The orthography of machine-readable Neolatin texts: A plaidoyer for minimal intervention

Coping with orthographical diversity: Designing a search machine

Standardization is needed for many tasks. It is the advantage of an electronic text that this need no longer be the duty of the editor. It can be delegated to a middle layer between text and user, where the question of the user is transformed into a query adequate for the text. It can be the task of the editor of an electronic text to empower the reader to make informed choices. We should not disenfranchise the user by preempting decisions about the text.
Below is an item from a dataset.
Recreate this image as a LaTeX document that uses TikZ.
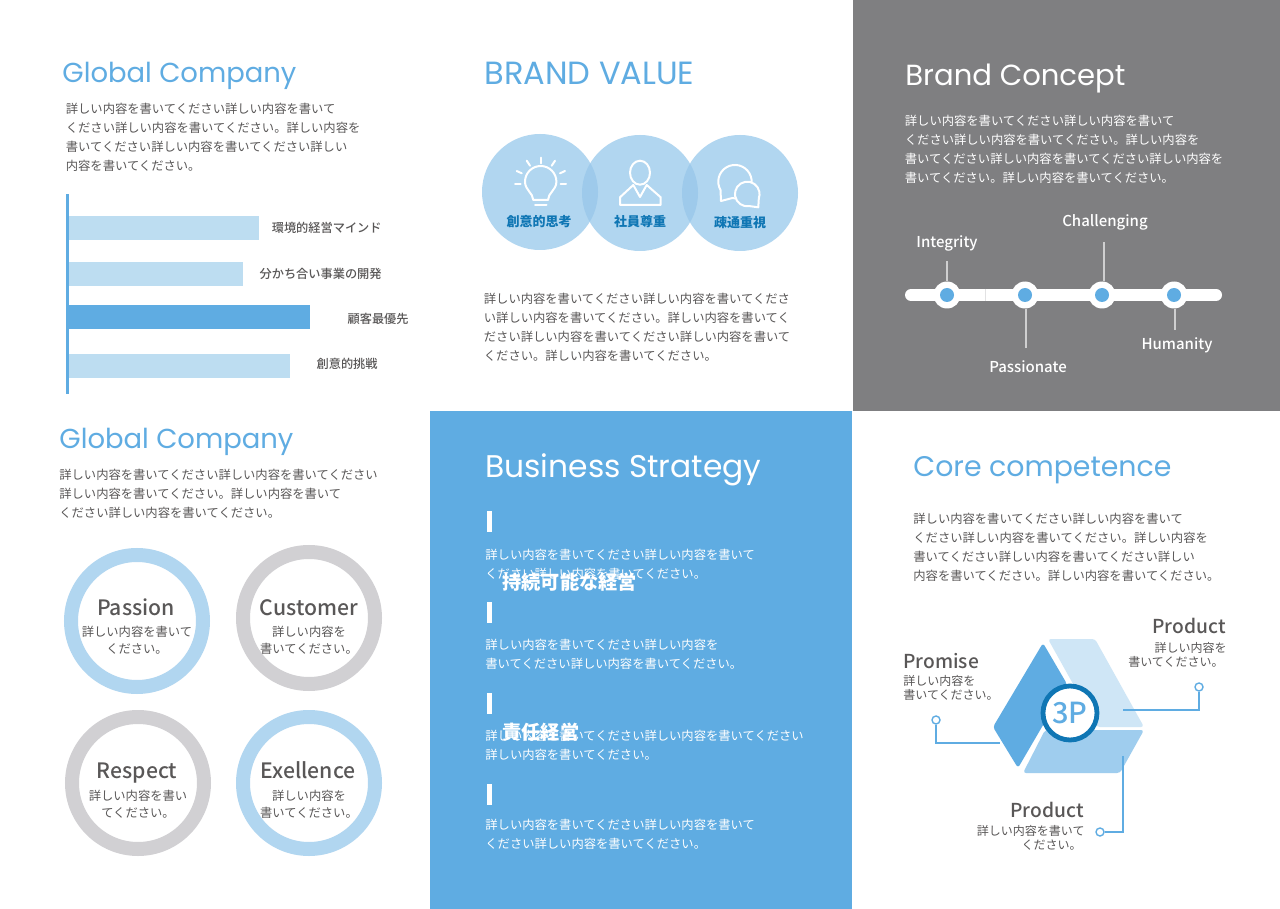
\documentclass[tikz,border=0pt]{standalone}
\usepackage{fontspec}
\usepackage{graphicx}
\setmainfont{Noto Sans CJK JP}
\newfontfamily\jp{Noto Sans CJK JP}
\newfontfamily\jpm{Noto Sans CJK JP Medium}
\newfontfamily\ttlfont{Poppins}
\definecolor{mainblue}{HTML}{5FACE2}
\definecolor{paleblue}{HTML}{BDDDF1}
\definecolor{circblue}{HTML}{B1D6F0}
\definecolor{overblue}{HTML}{9ECAEB}
\definecolor{deepblue}{HTML}{0F76B4}
\definecolor{panelgray}{HTML}{7F7F81}
\definecolor{inkgray}{HTML}{595757}
\definecolor{ringgray}{HTML}{D1D0D3}
\definecolor{stemgray}{HTML}{CFCFD0}
\newcommand{\ttl}[2]{\resizebox{#1pt}{!}{\ttlfont #2}}
\tikzset{
  para/.style={font=\jp\fontsize{6.15}{9.5}\selectfont,align=left,inner sep=0pt,anchor=north west,text=inkgray},
  parawhite/.style={para,text=white},
  ttlnode/.style={inner sep=0pt,anchor=west},
  barlabel/.style={font=\jpm\fontsize{6.1}{7}\selectfont,inner sep=0pt,text=inkgray},
  circlabel/.style={font=\jp\bfseries\fontsize{6.5}{8}\selectfont,inner sep=0pt,text=deepblue},
  ringhead/.style={font=\jpm\fontsize{10.6}{13}\selectfont,inner sep=0pt,text=inkgray,anchor=base},
  ringtext/.style={font=\jp\fontsize{6.15}{8.5}\selectfont,align=center,inner sep=0pt,text=inkgray},
  ringshape/.style={circle,line width=7pt,minimum size=66pt,inner sep=0pt,fill=white},
  iconline/.style={draw=white,line width=1pt,line cap=round,line join=round},
  stem/.style={stemgray,line width=1pt},
  tlabel/.style={font=\jpm\fontsize{7.5}{9}\selectfont,inner sep=0pt,text=white},
  thole/.style={circle,fill=white,minimum size=13.5pt,inner sep=0pt},
  tdot/.style={circle,fill=mainblue,minimum size=7pt,inner sep=0pt},
  pin/.style={circle,draw=mainblue,fill=white,line width=.7pt,minimum size=4pt,inner sep=0pt},
  lead/.style={mainblue,line width=.7pt},
  threehead/.style={font=\jpm\fontsize{9.6}{12}\selectfont,inner sep=0pt,text=inkgray},
  threetext/.style={font=\jp\fontsize{6}{7}\selectfont,inner sep=0pt,text=inkgray},
  petal/.style={rounded corners=1.5pt},
  tickbar/.style={fill=white},
  head/.style={font=\jp\bfseries\fontsize{9.6}{11}\selectfont,inner sep=0pt,text=white,anchor=west}
}
\begin{document}
\begin{tikzpicture}[x=0.5pt,y=-0.5pt]
\useasboundingbox (0,0) rectangle (1280,909);
\fill[white] (0,0) rectangle (1280,909);
\fill[panelgray] (853,0) rectangle (1280,411);
\fill[mainblue] (429.5,411) rectangle (852,909);

% --- Global Company (top)
\node[ttlnode,text=mainblue] (t1) at (62,76) {\ttl{117}{Global Company}};
\node[para] (p1) at (65.5,103) {詳しい内容を書いてください詳しい内容を書いて\\ください詳しい内容を書いてください。詳しい内容を\\書いてください詳しい内容を書いてください詳しい\\内容を書いてください。};
\fill[paleblue] (67,216) rectangle (259,240);
\fill[paleblue] (67,262) rectangle (243,286);
\fill[mainblue] (67,305) rectangle (310,329);
\fill[paleblue] (67,354) rectangle (290,378);
\fill[mainblue] (65.5,194) rectangle (69,394);
\node[barlabel,anchor=east] (b1) at (382,228) {環境的経営マインド};
\node[barlabel,anchor=east] (b2) at (382,274) {分かち合い事業の開発};
\node[barlabel,anchor=east] (b3) at (409,318.5) {顧客最優先};
\node[barlabel,anchor=east] (b4) at (378,364) {創意的挑戦};

% --- Brand value
\node[ttlnode,text=mainblue] (t2) at (484,73) {\ttl{105}{BRAND VALUE}};
\fill[circblue] (540,192) circle[radius=58];
\fill[circblue] (640,193) circle[radius=58];
\fill[circblue] (740,193) circle[radius=58];
\begin{scope}
  \clip (540,192) circle[radius=58];
  \fill[overblue] (640,193) circle[radius=58];
\end{scope}
\begin{scope}
  \clip (640,193) circle[radius=58];
  \fill[overblue] (740,193) circle[radius=58];
\end{scope}
% bulb
\draw[iconline] (533.3,200) .. controls (533,193) and (525,190) .. (525,181.7) arc[start angle=180,end angle=360,radius=15.7] .. controls (556.4,190) and (548,193) .. (548,200) -- cycle;
\draw[iconline] (535,205.5) -- (546.5,205.5);
\draw[iconline] (540.7,157.7) -- (540.7,163.3);
\draw[iconline] (526.7,160.7) -- (530,165.7);
\draw[iconline] (555,160.7) -- (551.7,165.7);
\draw[iconline] (516.7,171) -- (521.7,173.3);
\draw[iconline] (565,171) -- (560,173.3);
\draw[iconline] (515,184) -- (520.7,184);
\draw[iconline] (566,184) -- (560.7,184);
% person
\draw[iconline] (640,172.7) ellipse[x radius=10,y radius=12];
\draw[iconline] (620,205) -- (620,197.3) -- (633.3,185) -- (640,197) -- (646.7,185) -- (660.7,197.3) -- (660.7,205) -- cycle;
% chat
\draw[iconline] (720.5,190) arc[start angle=150,end angle=460,radius=16.7] -- (721,201) -- cycle;
\draw[iconline,fill=circblue] (749.4,206.1) arc[start angle=80,end angle=380,radius=12.3] -- (758.3,207.3) -- cycle;
\node[circlabel] (c1) at (539,222) {創意的思考};
\node[circlabel] (c2) at (640,222) {社員尊重};
\node[circlabel] (c3) at (740,223) {疎通重視};
\node[para] (p2) at (483.5,293) {詳しい内容を書いてください詳しい内容を書いてくださ\\い詳しい内容を書いてください。詳しい内容を書いてく\\ださい詳しい内容を書いてください詳しい内容を書いて\\ください。詳しい内容を書いてください。};

% --- Brand concept
\node[ttlnode,text=white] (t3) at (905,79) {\ttl{110}{Brand Concept}};
\node[parawhite] (p3) at (904.5,115) {詳しい内容を書いてください詳しい内容を書いて\\ください詳しい内容を書いてください。詳しい内容を\\書いてください詳しい内容を書いてください詳しい内容を\\書いてください。詳しい内容を書いてください。};
\draw[white,line width=6pt,line cap=round] (911,295) -- (1216,295);
\draw[stemgray!60!white,line width=.3pt] (985,289) -- (985,301);
\node[thole] (h1) at (947,295) {};
\node[thole] (h2) at (1025,295) {};
\node[thole] (h3) at (1102,295) {};
\node[thole] (h4) at (1174,295) {};
\node[tdot] at (h1) {};
\node[tdot] at (h2) {};
\node[tdot] at (h3) {};
\node[tdot] at (h4) {};
\coordinate (e1) at (947,261);
\coordinate (e2) at (1026,348);
\coordinate (e3) at (1104,242);
\coordinate (e4) at (1175,330);
\draw[stem] (h1) -- (e1);
\draw[stem] (h2.south) ++(1,0) -- (e2);
\draw[stem] (h3.north) ++(2,0) -- (e3);
\draw[stem] (h4.south) ++(1,0) -- (e4);
\node[tlabel] (l1) at (947,243.5) {Integrity};
\node[tlabel] (l2) at (1028,367) {Passionate};
\node[tlabel] (l3) at (1105,222.5) {Challenging};
\node[tlabel] (l4) at (1177,345.5) {Humanity};

% --- Global Company (bottom)
\node[ttlnode,text=mainblue] (t4) at (59,442) {\ttl{117}{Global Company}};
\node[para] (p4) at (59,469) {詳しい内容を書いてください詳しい内容を書いてください\\詳しい内容を書いてください。詳しい内容を書いて\\ください詳しい内容を書いてください。};
\node[ringshape,draw=circblue] (r1) at (137,621) {};
\node[ringshape,draw=ringgray] (r2) at (309,618) {};
\node[ringshape,draw=ringgray] (r3) at (138,783) {};
\node[ringshape,draw=circblue] (r4) at (309,783) {};
\node[ringhead] at (136,615.5) {Passion};
\node[ringtext] at (137,640) {詳しい内容を書いて\\ください。};
\node[ringhead] at (309,615.5) {Customer};
\node[ringtext] at (309,640) {詳しい内容を\\書いてください。};
\node[ringhead] at (137,778.5) {Respect};
\node[ringtext] at (138,804) {詳しい内容を書い\\てください。};
\node[ringhead] at (308,778.5) {Exellence};
\node[ringtext] at (309,804) {詳しい内容を\\書いてください。};

% --- Business strategy
\node[ttlnode,text=white] (t5) at (485,470) {\ttl{138}{Business Strategy}};
\fill[tickbar] (487,511) rectangle (491.5,531.5);
\fill[tickbar] (487,602) rectangle (491.5,622.5);
\fill[tickbar] (487,693) rectangle (491.5,713.5);
\fill[tickbar] (487,784) rectangle (491.5,804.5);
\node[parawhite] (p5) at (485,549) {詳しい内容を書いてください詳しい内容を書いて\\ください詳しい内容を書いてください。};
\node[parawhite] (p6) at (485,639) {詳しい内容を書いてください詳しい内容を\\書いてください詳しい内容を書いてください。};
\node[parawhite] (p7) at (485,730) {詳しい内容を書いてください詳しい内容を書いてください\\詳しい内容を書いてください。};
\node[parawhite] (p8) at (485,819) {詳しい内容を書いてください詳しい内容を書いて\\ください詳しい内容を書いてください。};
\node[head] (s1) at (502,582) {持続可能な経営};
\node[head] (s2) at (502,732) {責任経営};

% --- Core competence
\node[ttlnode,text=mainblue] (t6) at (913,470) {\ttl{129}{Core competence}};
\node[para] (p9) at (913,513) {詳しい内容を書いてください詳しい内容を書いて\\ください詳しい内容を書いてください。詳しい内容を\\書いてください詳しい内容を書いてください詳しい\\内容を書いてください。詳しい内容を書いてください。};
\fill[petal,fill=mainblue] (1043,643) -- (1067,684) -- (1018,768) -- (993,727) -- cycle;
\fill[petal,fill=mainblue!30!white] (1048,639) -- (1095,639) -- (1144,727) -- (1097,727) -- cycle;
\fill[petal,fill=mainblue!60!white] (1045,730) -- (1144,730) -- (1120,773) -- (1023,773) -- cycle;
\node[circle,draw=deepblue,fill=white,line width=2.4pt,minimum size=27pt,inner sep=0pt,text=mainblue,font=\jpm\fontsize{14.5}{17}\selectfont] (core) at (1070,713) {3P};
\node[pin] (pinA) at (936,720) {};
\node[pin] (pinB) at (1199,687) {};
\node[pin] (pinC) at (1100,832) {};
\coordinate (endA) at (1000,743);
\coordinate (endB) at (1123,710);
\coordinate (endC) at (1123,756);
\draw[lead] (pinA) |- (endA);
\draw[lead] (pinB) |- (endB);
\draw[lead] (pinC) -| (endC);
\node[threehead,anchor=west] (n1) at (903,661) {Promise};
\node[threetext,anchor=west] at (903,681) {詳しい内容を};
\node[threetext,anchor=west] at (903,695) {書いてください。};
\node[threehead,anchor=east] (n2) at (1226,625.5) {Product};
\node[threetext,anchor=east] at (1227,647.5) {詳しい内容を};
\node[threetext,anchor=east] at (1224,661.5) {書いてください。};
\node[threehead,anchor=east] (n3) at (1084,809.5) {Product};
\node[threetext,anchor=east] at (1085,831) {詳しい内容を書いて};
\node[threetext,anchor=east] at (1082,845) {ください。};
\end{tikzpicture}
\end{document}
One obvious use is searching. Google, while meritorious and used by us all, is unsuited for searches in heavily inflected languages such as Latin. Neither does it index long texts completely nor - contrary to a widely held belief - support the joker (*) in search queries.

We need search algorithms which, e.g., transform a search for cael- into one for coel-/cel-/cael-, committ- into conm-/comm-, which correctly understand the ampersand, æ- and œ- ligatures (if retained), i/j/y, u/v, gracia/gratia, cope with hyphenation/word breaks, ... . Some such algorithms were developed for the NLW, more broadly for the Salutati-CDROM, and are implicit in Camena's reglat-tool.

Such a search machine could even be open for texts spread over other sites, which follow wildly differing conventions and are now only retrievable by chance. Similar mechanism could be applied to other task and allow for a flexible and adaptive model of text retrieval.